_DATA EXTRACT_
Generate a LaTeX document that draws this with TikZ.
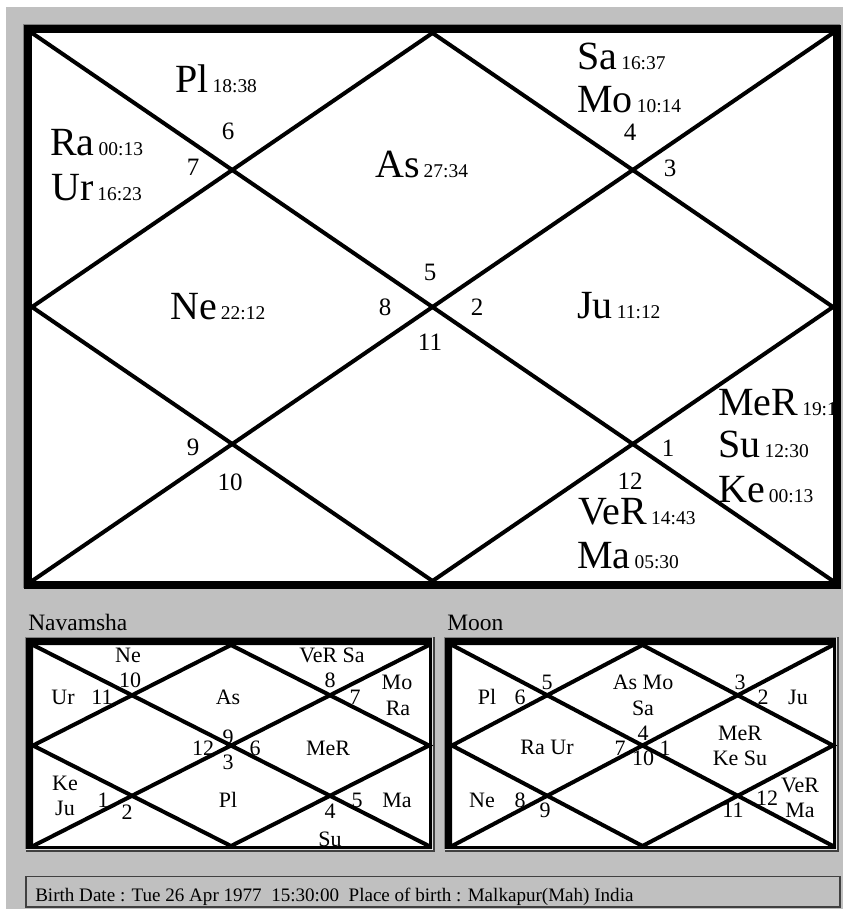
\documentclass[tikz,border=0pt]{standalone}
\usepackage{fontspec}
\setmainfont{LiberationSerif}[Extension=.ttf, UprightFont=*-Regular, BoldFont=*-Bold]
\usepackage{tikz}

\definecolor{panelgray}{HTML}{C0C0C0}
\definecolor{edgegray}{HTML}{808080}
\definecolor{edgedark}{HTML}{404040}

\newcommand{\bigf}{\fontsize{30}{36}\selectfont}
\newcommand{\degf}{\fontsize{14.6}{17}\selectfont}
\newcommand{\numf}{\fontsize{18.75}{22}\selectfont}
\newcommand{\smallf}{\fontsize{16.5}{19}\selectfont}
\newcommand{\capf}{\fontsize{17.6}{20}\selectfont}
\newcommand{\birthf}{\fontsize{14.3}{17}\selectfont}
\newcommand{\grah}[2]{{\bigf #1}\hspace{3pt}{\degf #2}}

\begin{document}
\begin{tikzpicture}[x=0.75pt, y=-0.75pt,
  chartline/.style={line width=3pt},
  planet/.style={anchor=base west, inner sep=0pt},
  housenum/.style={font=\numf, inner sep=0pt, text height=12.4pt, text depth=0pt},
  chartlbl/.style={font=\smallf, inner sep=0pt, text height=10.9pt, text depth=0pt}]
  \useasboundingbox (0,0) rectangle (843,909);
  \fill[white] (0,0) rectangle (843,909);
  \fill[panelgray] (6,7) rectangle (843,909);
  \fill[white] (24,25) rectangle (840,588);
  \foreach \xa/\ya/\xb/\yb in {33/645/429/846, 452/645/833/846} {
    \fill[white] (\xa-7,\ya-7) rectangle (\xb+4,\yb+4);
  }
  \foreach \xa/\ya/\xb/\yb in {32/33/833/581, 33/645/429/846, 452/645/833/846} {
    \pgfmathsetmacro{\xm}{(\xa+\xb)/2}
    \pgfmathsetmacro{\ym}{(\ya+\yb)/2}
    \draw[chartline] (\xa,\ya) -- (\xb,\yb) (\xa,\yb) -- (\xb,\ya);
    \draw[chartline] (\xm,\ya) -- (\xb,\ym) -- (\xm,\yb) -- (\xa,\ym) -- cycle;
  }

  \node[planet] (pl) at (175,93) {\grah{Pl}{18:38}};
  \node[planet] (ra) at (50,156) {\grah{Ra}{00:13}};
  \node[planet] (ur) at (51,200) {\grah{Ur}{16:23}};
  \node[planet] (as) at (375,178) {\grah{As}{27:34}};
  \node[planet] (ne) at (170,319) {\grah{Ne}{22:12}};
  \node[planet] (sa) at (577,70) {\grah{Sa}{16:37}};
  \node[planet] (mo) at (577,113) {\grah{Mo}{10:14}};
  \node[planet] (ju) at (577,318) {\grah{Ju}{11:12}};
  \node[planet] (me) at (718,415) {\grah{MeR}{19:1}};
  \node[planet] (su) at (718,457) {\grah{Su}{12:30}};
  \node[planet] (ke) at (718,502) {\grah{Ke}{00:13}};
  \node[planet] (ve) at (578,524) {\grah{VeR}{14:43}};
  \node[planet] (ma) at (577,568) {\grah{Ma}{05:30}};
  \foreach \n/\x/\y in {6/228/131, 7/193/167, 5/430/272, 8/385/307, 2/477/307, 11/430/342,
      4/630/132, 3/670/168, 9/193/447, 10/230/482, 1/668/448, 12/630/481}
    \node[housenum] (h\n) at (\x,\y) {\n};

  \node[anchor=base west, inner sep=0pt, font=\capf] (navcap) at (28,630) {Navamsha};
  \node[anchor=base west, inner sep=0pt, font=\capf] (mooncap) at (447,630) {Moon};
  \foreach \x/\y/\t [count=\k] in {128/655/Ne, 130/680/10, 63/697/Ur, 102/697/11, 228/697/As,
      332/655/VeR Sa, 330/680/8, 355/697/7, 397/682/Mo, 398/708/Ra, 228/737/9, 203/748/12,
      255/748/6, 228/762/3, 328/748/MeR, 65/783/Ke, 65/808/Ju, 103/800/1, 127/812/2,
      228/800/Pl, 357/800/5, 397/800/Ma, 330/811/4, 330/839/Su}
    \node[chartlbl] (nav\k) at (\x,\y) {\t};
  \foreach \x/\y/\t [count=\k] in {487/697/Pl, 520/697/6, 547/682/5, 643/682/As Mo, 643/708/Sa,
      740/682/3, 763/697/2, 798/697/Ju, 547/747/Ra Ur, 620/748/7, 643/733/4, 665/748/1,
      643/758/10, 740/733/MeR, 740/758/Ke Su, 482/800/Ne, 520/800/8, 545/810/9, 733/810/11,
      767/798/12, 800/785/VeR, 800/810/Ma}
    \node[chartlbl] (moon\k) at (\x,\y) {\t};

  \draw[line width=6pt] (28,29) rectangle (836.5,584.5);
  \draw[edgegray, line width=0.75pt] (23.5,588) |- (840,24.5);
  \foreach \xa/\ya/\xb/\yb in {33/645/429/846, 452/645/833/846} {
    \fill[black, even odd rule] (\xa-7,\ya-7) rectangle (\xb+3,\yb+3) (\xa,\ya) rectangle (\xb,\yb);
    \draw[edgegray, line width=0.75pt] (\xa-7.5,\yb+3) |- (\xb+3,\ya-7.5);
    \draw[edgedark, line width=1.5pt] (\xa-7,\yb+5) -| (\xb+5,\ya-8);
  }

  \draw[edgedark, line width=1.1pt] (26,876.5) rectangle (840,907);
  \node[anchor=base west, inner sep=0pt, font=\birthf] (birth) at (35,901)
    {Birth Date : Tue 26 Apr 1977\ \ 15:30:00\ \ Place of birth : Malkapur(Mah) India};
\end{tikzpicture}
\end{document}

* * *

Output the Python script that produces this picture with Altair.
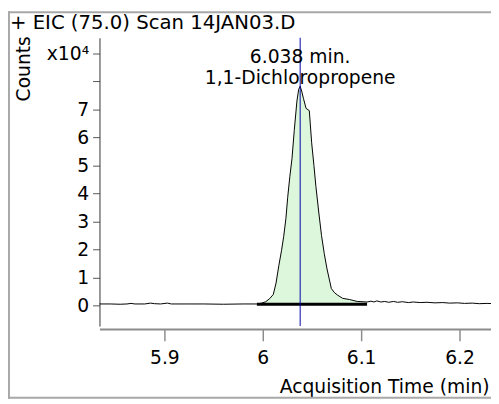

_WORK TO COMPLETE_
Compute how many lines include the string "this", then give that number by itself.

_FULL ANSWER_
2